Já não faz sentido perguntar se os norte-coreanos sabem que estão a ser controlados. Mas ainda há quem duvide?
Talvez só os mais desatentos ao que realmente se passa lá. Mas sim, acho que essa pergunta já não se impõe, precisamente quando sabemos que os cidadãos se controlam uns aos outros.

Lembro-me que uma vez estava dentro de um táxi e, a meio da viagem, o motorista parou e entrou outra pessoa que eu nunca tinha visto na vida. Entrou, sentou-se ao lado do condutor e naquela momento fez-me sentido que fosse para o espiar enquanto me conduzia. Mas a certa altura perguntei-me: “Como é que posso saber qual dos dois é hierarquicamente superior?”. Podia muito bem ser o motorista a espiar o que entrou depois. Nunca vou saber e é esse estado de dúvida e paranoia perpétua que se sente ali.

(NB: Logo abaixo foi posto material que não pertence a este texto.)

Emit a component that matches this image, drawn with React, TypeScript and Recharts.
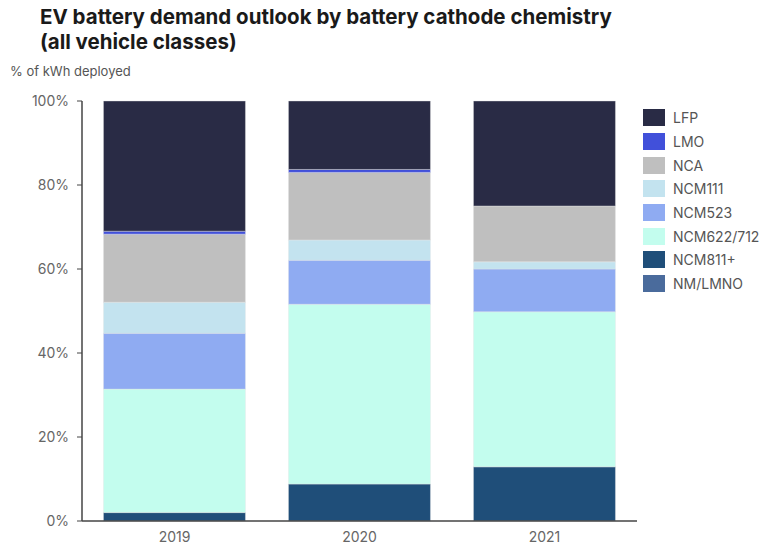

Diz no seu livro que a Coreia do Norte é dos poucos países onde o exército continua a ser um dos pilares fundamentais. Quais são as consequências desta militarização do povo?
A mais importante é que num país com 22 milhões de habitantes, cerca de um milhão está nas forças armadas. O que significa que todas as famílias do país estão ligadas ao exército e que tudo o que que acontece na região tem um aspeto militar associado. Há camiões por todo o lado, pessoas com uniformes e todos eles diferentes. Também isso faz parte da perpetuação da paranoia porque nunca conseguimos distinguir um simples agente da polícia de um militar com um cargo importante.

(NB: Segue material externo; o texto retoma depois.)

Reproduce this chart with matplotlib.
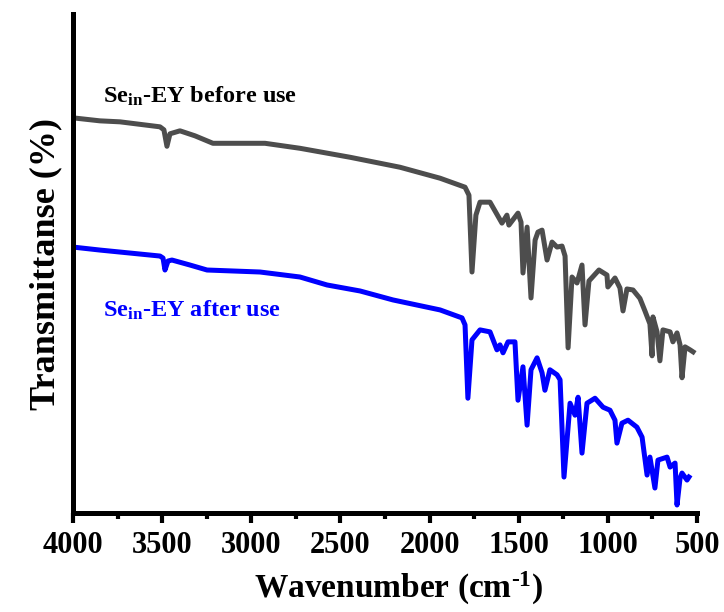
import matplotlib
matplotlib.use("Agg")
import matplotlib.pyplot as plt
from matplotlib.ticker import MultipleLocator

plt.rcParams['font.family'] = ['Liberation Serif', 'DejaVu Serif']
plt.rcParams['font.weight'] = 'bold'
plt.rcParams['axes.labelweight'] = 'bold'
plt.rcParams['mathtext.fontset'] = 'custom'
plt.rcParams['mathtext.rm'] = 'Liberation Serif:bold'
plt.rcParams['mathtext.bf'] = 'Liberation Serif:bold'
plt.rcParams['mathtext.default'] = 'bf'

# FTIR spectrum before use (wavenumber cm-1, transmittance a.u.)
wn_before = [4000, 3849, 3736, 3512, 3490, 3473, 3456, 3400, 3316, 3215, 2923, 2727,
             2446, 2166, 1941, 1801, 1779, 1762, 1740, 1717, 1661, 1594, 1566, 1555,
             1504, 1487, 1476, 1453, 1431, 1408, 1392, 1369, 1341, 1313, 1285, 1257,
             1240, 1223, 1201, 1173, 1145, 1128, 1106, 1050, 1005, 1000, 960, 932, 915,
             893, 859, 820, 792, 764, 752, 747, 724, 708, 691, 651, 635, 612, 595, 584,
             567, 539, 522]
tr_before = [79.2, 78.6, 78.4, 77.4, 76.8, 73.5, 76.0, 76.6, 75.6, 74.1, 74.1, 73.1,
             71.3, 69.3, 67.1, 65.3, 63.7, 48.3, 59.7, 62.3, 62.3, 58.1, 59.7, 57.7,
             60.1, 58.3, 48.1, 57.3, 43.1, 54.7, 56.3, 56.7, 50.7, 54.3, 53.3, 53.5,
             51.5, 33.1, 47.3, 46.1, 49.7, 37.7, 46.5, 48.7, 47.7, 45.3, 47.1, 45.1, 40.5,
             44.9, 44.7, 43.0, 40.5, 37.9, 31.5, 39.3, 36.3, 30.5, 36.7, 36.3, 34.3, 36.1,
             33.7, 27.1, 33.3, 32.7, 32.3]

# FTIR spectrum after use
wn_after = [4000, 3849, 3680, 3512, 3495, 3484, 3467, 3445, 3344, 3248, 2951, 2727,
            2575, 2390, 2205, 1941, 1818, 1801, 1785, 1762, 1717, 1661, 1622, 1605,
            1588, 1560, 1521, 1504, 1476, 1453, 1431, 1397, 1369, 1353, 1325, 1285,
            1268, 1246, 1212, 1184, 1167, 1145, 1117, 1072, 1027, 988, 960, 949,
            921, 887, 837, 808, 780, 764, 736, 719, 668, 651, 623, 612, 595, 584,
            556, 545]
tr_after = [53.3, 52.7, 52.1, 51.5, 51.1, 48.7, 50.5, 50.7, 49.7, 48.7, 48.3, 47.3,
            45.7, 44.5, 42.7, 40.7, 39.1, 37.7, 23.0, 34.7, 36.7, 36.3, 32.7, 33.7,
            32.1, 34.3, 34.3, 22.6, 29.3, 17.6, 28.7, 31.1, 28.1, 24.6, 28.7, 27.7,
            26.7, 7.2, 22.0, 19.6, 23.2, 12.0, 22.0, 23.0, 21.2, 20.6, 18.6, 14.0,
            18.0, 18.6, 17.2, 15.2, 7.6, 11.2, 5.0, 10.6, 11.2, 9.2, 10.0, 1.6,
            7.0, 8.0, 6.6, 7.2]

label_before = r'Se$_{in}$-EY before use'
label_after = r'Se$_{in}$-EY after use'

fig = plt.figure(figsize=(7.24, 6.12), dpi=100)
ax = fig.add_axes([0.1008, 0.1618, 0.8619, 0.8152])

ax.plot(wn_before, tr_before, color='#4d4d4d', lw=3.6, solid_joinstyle='round')
ax.plot(wn_after, tr_after, color='#0000ff', lw=3.6, solid_joinstyle='round')

ax.text(3830, 82.2, label_before, fontsize=17.5, color='black')
ax.text(3830, 39.4, label_after, fontsize=17.5, color='#0000ff')

ax.set_xlim(4000, 500)
ax.set_ylim(0, 100)
ax.xaxis.set_major_locator(MultipleLocator(500))
ax.xaxis.set_minor_locator(MultipleLocator(250))
ax.set_yticks([])

for s in ['top', 'right']:
    ax.spines[s].set_visible(False)
for s in ['left', 'bottom']:
    ax.spines[s].set_linewidth(3.6)

ax.tick_params(axis='x', which='major', direction='out', length=7, width=3,
               labelsize=22, pad=6)
ax.tick_params(axis='x', which='minor', direction='out', length=4, width=3)

ax.set_xlabel(r'Wavenumber (cm$^{\text{-1}}$)', fontsize=24, fontweight='bold', labelpad=6)
ax.xaxis.set_label_coords(0.522, -0.115)
ax.set_ylabel('Transmittanse (%)', fontsize=26, fontweight='bold', labelpad=8)

fig.savefig('out.png', dpi=100)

Mas o mais chocante é que esta militarização começa nas escolas, com miúdos de apenas 7 anos a aprenderem a atirar granadas, a serem treinados para se assumirem como meninos-soldados e a lidarem com a morte de próximo.

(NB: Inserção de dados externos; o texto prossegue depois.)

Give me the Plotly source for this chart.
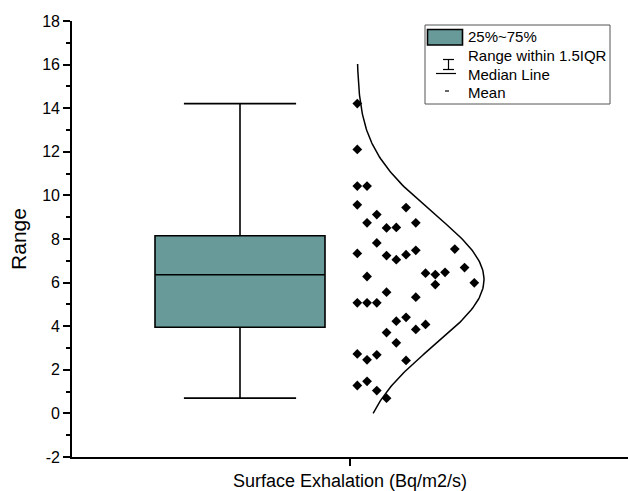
import numpy as np
import plotly.graph_objects as go

# ---------------- data ----------------
category = "Surface Exhalation (Bq/m2/s)"
values = [14.21, 12.11, 10.43, 10.43, 9.57, 9.44, 9.12, 8.74, 8.51, 8.53, 8.74,
          7.82, 7.34, 7.24, 7.05, 7.28, 7.48, 7.54, 6.28, 6.43, 6.37, 6.47, 6.69,
          5.91, 5.99, 5.56, 5.33, 5.07, 5.07, 5.07, 4.23, 4.41, 3.71, 3.85, 4.08,
          3.24, 2.73, 2.46, 2.69, 2.43, 1.28, 1.47, 1.05, 0.70]
jitter_slot = [0, 0, 0, 1, 0, 5, 2, 1, 3, 4, 6, 2, 0, 3, 4, 5, 6, 10, 1, 7, 8, 9, 11,
               8, 12, 3, 6, 0, 1, 2, 4, 5, 3, 6, 7, 4, 0, 1, 2, 5, 0, 1, 2, 3]
box_q1 = 3.95
box_median = 6.36
box_q3 = 8.15
box_lower = 0.70
box_upper = 14.21
curve_ymin = 0.0
curve_ymax = 16.03
legend_labels = ["25%~75%", "Range within 1.5IQR", "Median Line", "Mean"]
y_tickvals = list(range(-2, 19, 2))
y_ticktext = [str(v) for v in y_tickvals]

# ---------------- layout geometry (x axis in pixel-like units, tick at 0) ----------------
BOX_X = -110
BOX_W = 170
PT_X0 = 7.3
PT_DX = 9.75
CURVE_BASE = 7
CURVE_AMP = 127

FONT = "Liberation Sans, Arial, sans-serif"
TEAL = "#679A99"

fig = go.Figure()

fig.add_trace(go.Box(
    x=[BOX_X], q1=[box_q1], median=[box_median], q3=[box_q3],
    lowerfence=[box_lower], upperfence=[box_upper],
    width=BOX_W, whiskerwidth=0.66, fillcolor=TEAL,
    line=dict(color="black", width=1.6), boxpoints=False,
    showlegend=False, hoverinfo="skip"))

xs = [PT_X0 + PT_DX * s for s in jitter_slot]
fig.add_trace(go.Scatter(
    x=xs, y=values, mode="markers",
    marker=dict(symbol="diamond", size=7.5, color="black"),
    showlegend=False, hoverinfo="skip"))

arr = np.array(values)
mu = arr.mean()
sd = arr.std(ddof=1)
cy = np.linspace(curve_ymin, curve_ymax, 200)
cx = CURVE_BASE + CURVE_AMP * np.exp(-0.5 * ((cy - mu) / sd) ** 2)
fig.add_trace(go.Scatter(
    x=cx, y=cy, mode="lines", line=dict(color="black", width=1.5),
    showlegend=False, hoverinfo="skip"))

# ---------------- manual legend ----------------
L, T, W, H = 72, 21, 556, 436

def px(x):
    return (x - L) / W

def py(y):
    return (T + H - y) / H

shapes = [
    dict(type="rect", xref="paper", yref="paper", x0=px(425), x1=px(610),
         y0=py(104), y1=py(25), line=dict(color="#555555", width=1),
         fillcolor="white", layer="below"),
    dict(type="rect", xref="paper", yref="paper", x0=px(427.5), x1=px(462.5),
         y0=py(45), y1=py(29.5), line=dict(color="black", width=1.6),
         fillcolor=TEAL),
    dict(type="line", xref="paper", yref="paper", x0=px(448.5), x1=px(448.5),
         y0=py(69.5), y1=py(59.5), line=dict(color="black", width=1.2)),
    dict(type="line", xref="paper", yref="paper", x0=px(443), x1=px(454),
         y0=py(59.5), y1=py(59.5), line=dict(color="black", width=1.2)),
    dict(type="line", xref="paper", yref="paper", x0=px(443), x1=px(454),
         y0=py(69.5), y1=py(69.5), line=dict(color="black", width=1.2)),
    dict(type="line", xref="paper", yref="paper", x0=px(436), x1=px(456),
         y0=py(73.5), y1=py(73.5), line=dict(color="black", width=1.2)),
    dict(type="line", xref="paper", yref="paper", x0=px(445), x1=px(449),
         y0=py(91), y1=py(91), line=dict(color="black", width=1.2)),
]
annotations = []
for lab, yy in zip(legend_labels, [36.7, 55.7, 74, 92.7]):
    annotations.append(dict(text=lab, xref="paper", yref="paper", x=px(466),
                            y=py(yy), xanchor="left", yanchor="middle",
                            showarrow=False,
                            font=dict(family=FONT, size=15, color="black")))

fig.update_layout(
    width=628, height=491,
    margin=dict(l=L, r=0, t=T, b=491 - T - H, autoexpand=False),
    paper_bgcolor="white", plot_bgcolor="white",
    shapes=shapes, annotations=annotations,
    font=dict(family=FONT, color="black"),
    xaxis=dict(range=[-278, 278], tickvals=[0], ticktext=[category],
               ticks="outside", ticklen=7, tickwidth=1.5, tickcolor="black",
               showline=True, linecolor="black", linewidth=1.6,
               showgrid=False, zeroline=False, automargin=False,
               tickfont=dict(family=FONT, size=18, color="black")),
    yaxis=dict(range=[-2, 18], tickvals=y_tickvals, ticktext=y_ticktext,
               ticks="outside", ticklen=7, tickwidth=1.5, tickcolor="black",
               minor=dict(ticks="outside", ticklen=4, dtick=1, tickcolor="black", tickwidth=1.5),
               showline=True, linecolor="black", linewidth=1.6,
               showgrid=False, zeroline=False, automargin=False,
               tickfont=dict(family=FONT, size=16, color="black"),
               title=dict(text="Range", font=dict(family=FONT, size=21, color="black"),
                          standoff=10)),
)

fig.write_html("out.html", config={"displayModeBar": False},
               post_script="document.body.style.margin='0';")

Como vê o futuro do país? Está à vista um novo colapso económico?
A Coreia do Norte colapsou há 30 anos e sobreviveu. Atualmente, o governo anunciou rações alimentares de apenas 300 gramas por dia — são números historicamente baixos e perigosos. Além disso, a região está a enfrentar um período de seca enorme onde a plantação de arroz é impossível porque não há água. Se as pessoas começarem a morrer à fome outra vez, é um problema. E é aí que as armas nucleares entram em jogo novamente.

Kim Jong-Un voltou a testar mísseis como uma forma de puxar as atenções para si e de os usar como moeda de troca. Ele precisa que alguma coisa aconteça o mais rapidamente possível.

Quão assustados deveríamos estar?
É difícil responder, mas vou só dizer que basta que aconteça um erro estúpido. E erros estúpidos são muito fáceis de acontecer. Quando um dos mísseis foi em direção ao Japão foi assustador, assim como um outro que ia em direção à China e depois mudou de rota. Se não tivesse mudado de direção, os Estados Unidos da América teriam respondido e teríamos uma frota norte-americana à porta da Coreia do Norte agora mesmo, assim como mais tropas junto à fronteira com a China.

Bastava um acidente estúpido para termos um problema muito grave. Muito recentemente, Kim Jong-Un voltou a lançar mísseis e encontramo-nos neste impasse mais uma vez. Basta um míssil atingir o solo, e não o mar, para estarmos fodidos.